Advocate M.S. Khan, counsel for Mr. Siddibappa maintained that his client remained in jail due to “inordinate delay” in the trial of a case registered in 2012.
Mr. Sidibappa, a resident of Bhatkal in Karnataka, is said to be the cousin of Mohammad Ahmed Siddibappa alias Yasin Bhatkal, co-founder of IM. He was arrested from the Indira Gandhi International Airport in Delhi on May 20, 2016.
NIA had alleged that Mr. Sidibappa was instrumental in channelising terror funds received from IM operatives in Pakistan through hawala transactions via Dubai for use of IM operatives based in India for conducting terrorist activities. The agency had produced a couple of witnesses from Dubai to testify to Mr. Siddibappa’s IM connection but court rejected charges of any direct link of the accused with the terrorist organisation.

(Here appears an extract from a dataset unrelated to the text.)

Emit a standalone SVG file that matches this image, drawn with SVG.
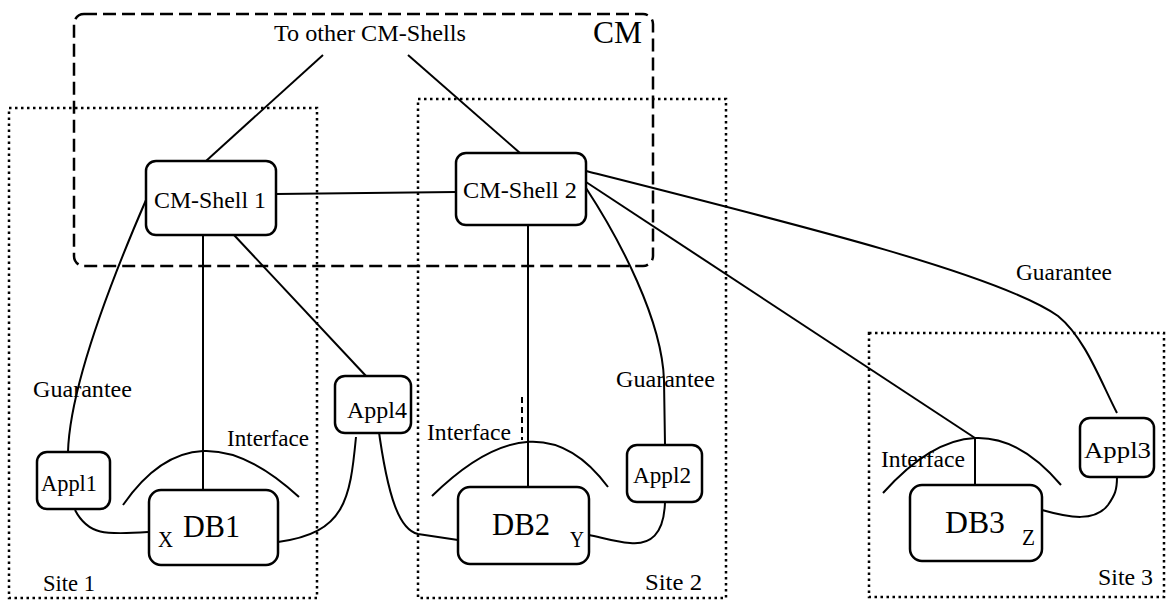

“It must be noted that these witnesses are based in Dubai. These witnesses themselves are involved in hawala business. If their statement is taken on the face of it, maximum what comes in the judicial cognizance from these statements is that the accused was working as a driver with one of the witnesses who had a business of hawala transaction in Dubai and on certain occasions the accused had sent money through hawala to his wife at Bhatkal,” the court said.